Prime Minister Malcolm Turnbull, pictured with wife Lucy Turnbull on Tuesday morning, has told colleagues a double ...
Prime Minister Malcolm Turnbull, pictured with wife Lucy Turnbull on Tuesday morning, has told colleagues a double dissolution election remains a possibility. Photo: Andrew Meares

One MP said Mr Turnbull had effectively pre-empted discussion among MPs who are nervous about an increase in the GST during the meeting, telling colleagues - as he has said publicly - that no decision has been taken on whether to proceed with a rise in the consumption tax as part of its tax reform package, and that everything remained on the table.

The government's tax reform package would go to cabinet later this year, Mr Turnbull said, and then the party room for discussion.

That same MP said there was considerable disquiet, though it did not raise its head on Tuesday, about the prospect of a GST rise among two groups of backbenchers - those who strongly favour small government and those are scared of losing their marginal seat.

"It's fine that all options are on the table, but the backbench is increasingly unified about this," the MP said.

"Scott [Morrison] is determined to raise the GST, he wants to be the Treasurer who delivers big reform...we are relying on the PM to listen to the backbench."

"I think Malcolm has an open mind on this."

Liberal Party federal director Tony Nutt also addressed the party room meeting about the 2016 election.

Mr Nutt told MPs it was important, in the election year, to sharpen the distinctions between the two major parties and that the Coalition had to "beat the French", a reference to the defeat of Napoleon at the battle of Waterloo in 1815.

The federal director said the Coalition needed to "set the terms" of public debate about key election issues such as tax reform and warned if they did not, Labor would.

Mr Turnbull's comments tally with previous public commentary from the prime minister about the timing of the election.

On Friday, Mr Turnbull said "there is a budget in May...and there will be an election, you know, all other things being equal, in August, September, October".

If an election is called before July, a double dissolution must be held.

In a double dissolution, all 76 senators face voters which means just half a normal quota is required, which increases the chances of minor parties winning seats - an outcome the government would not look favourably on.

The two pieces of legislation the government wants to push through are bills that would re-establish the Australian Building and Construction and Commission - this bill is due to re-enter the lower house on Tuesday morning but will face difficulty passing through the Senate, having been knocked back once already - and a bill to establish a Registered Organisations Commission that will strengthen union governance requirements.

This bill is already a double dissolution trigger.

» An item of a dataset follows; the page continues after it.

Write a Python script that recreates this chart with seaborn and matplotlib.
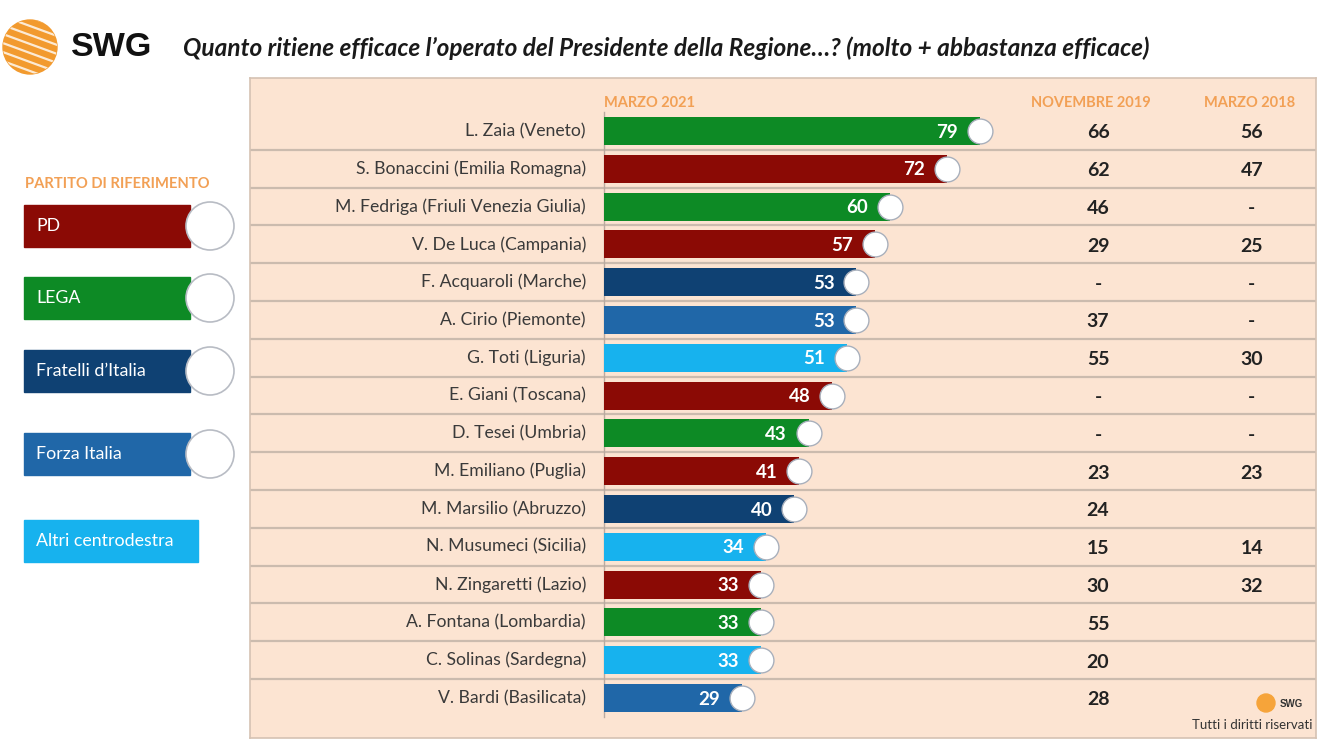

Employment Minister Michaelia Cash will this week allow crossbench senators who blocked the ABCC legislation the first time around to view the confidential volume from the Heydon royal commission's final report in a bid to win their support for the bill.

One Labor and one Greens MP were also invited to view the document under strict condictions, but refused.

Greens MP Adam Bandt accused the government of "trying to threaten members of the crossbench".

"You can't ask people to vote on a piece of legislation unless you are going to put all the facts in front of them," he said.